The problem has two adsorbing states [0 and 4] and, if we assume that the initial state is a transient state [1, 2 or 3] with the same probability, the probability that the process terminates at the n-th iteration is...

$\displaystyle P_{n} = \frac{1}{5}\ (\sum_{i=1}^{3} p_{n,i,0} + \sum_{i=1}^{3} p_{n,i,4})\ (3)$

... where the terms p are the elements of the rows 0 and 4 of the matrix $P^{n}$.

The effective computation of (3) gives...

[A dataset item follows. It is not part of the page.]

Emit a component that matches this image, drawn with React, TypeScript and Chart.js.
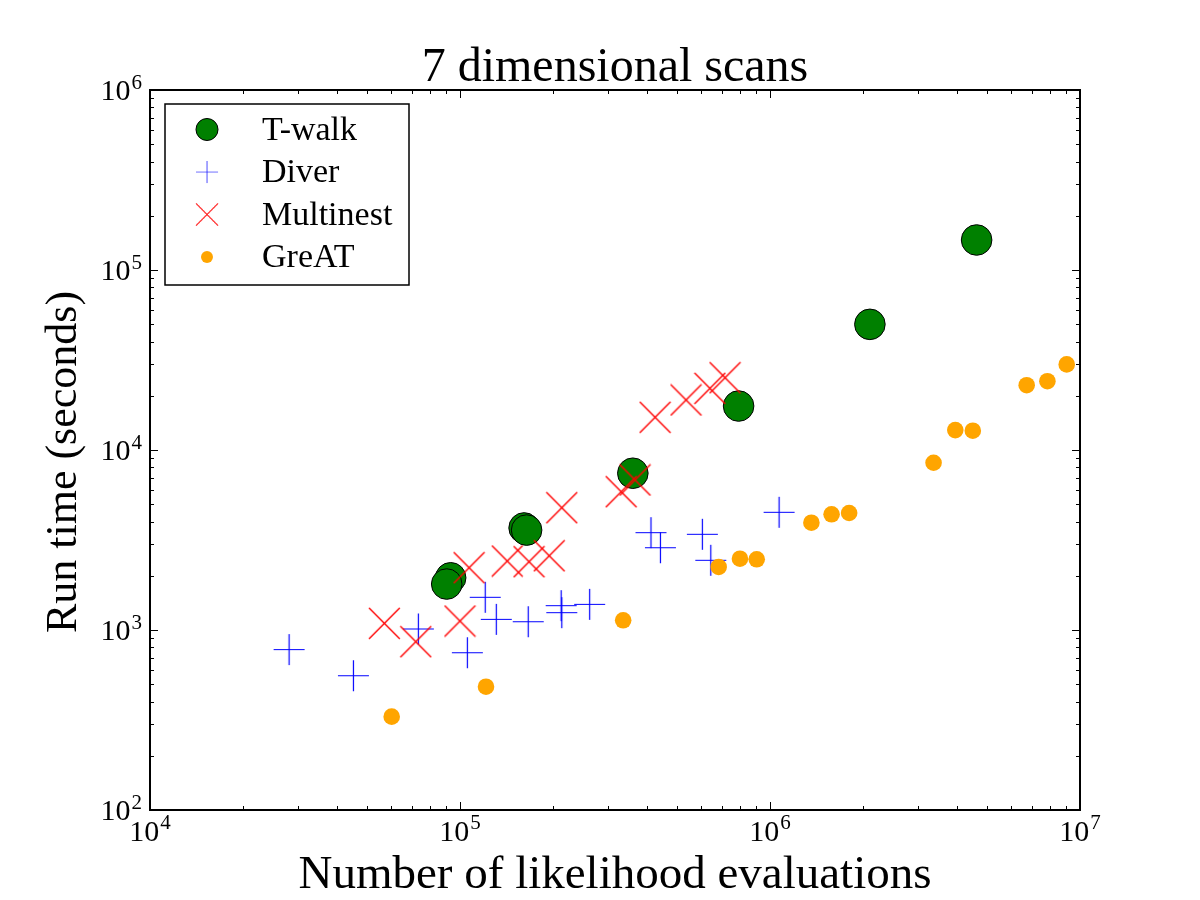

$\displaystyle P_{1}= \frac{2}{3}\ \frac{1}{4}= \frac{1}{6}$

$\displaystyle P_{2}= \frac{2}{3}\ (\frac{1}{4} + \frac{1}{8}) = \frac{2}{3}\ \frac{3}{8}= \frac{1}{4}$

$\displaystyle P_{3} = \frac{2}{3}\ (\frac{11}{32} + \frac{3}{32} + \frac{1}{8} ) = \frac{2}{3}\ \frac{9}{16}= \frac{3}{8}$

$\displaystyle P_{4} = \frac{2}{3}\ (\frac{11}{32} + \frac{7}{32} + \frac{3}{32} ) = \frac{2}{3}\ \frac{21}{32}= \frac{7}{16}$

$\displaystyle P_{5} = \frac{2}{3}\ (\frac{53}{128} + \frac{7}{32} + \frac{21}{128} ) = \frac{2}{3}\ \frac{102}{128}= \frac{34}{64}$


Of course more terms can be computed… the convergence to 1 of the $P_{n}$ if n tends to infinity is very slow, as expected…

Kind regards

$\chi$ $\sigma$
 

Opalg

MHB Oldtimer
Staff member
Feb 7, 2012
2,715
Following Evgeny.Makarov's method (comment #2 above, and assuming the interpretation of the problem that he gives in comment #4), the transition matrix is $M = \begin{bmatrix}\frac12 & \frac3{16} & 0 \\ \frac12 & \frac58 & \frac12 \\ 0 & \frac3{16} & \frac12 \end{bmatrix}$, with eigenvalues $1,\;\tfrac12,\;\tfrac18$. By diagonalising the matrix, you can find that $$M^n = \frac1{14}\begin{bmatrix}3+7*2^{-n}+4*2^{-3n} & 3(1-2^{-3n}) & 3-7*2^{-n}+4*2^{-3n} \\ 8(1-2^{-3n}) & 8+6*2^{-3n} & 8(1-2^{-3n}) \\ 3-7*2^{-n}+4*2^{-3n} & 3(1-2^{-3n}) & 3+7*2^{-n}+4*2^{-3n} \end{bmatrix} $$ (it's a fairly messy calculation). From that, you can read off all the transition probabilities after $n$ iterations. In particaular, starting from the initial state in which each box has one black ball and three white balls, the probability of being in that same state after $n$ iterations is $\dfrac{4 + 3*2^{-3n}}7$ (which converges very rapidly to $4/7$).
 

Khelil

New member
Aug 1, 2013
8
Thank you very much but I start to be confused. I can of course determine de matrix but I don't understand the Markov chain method.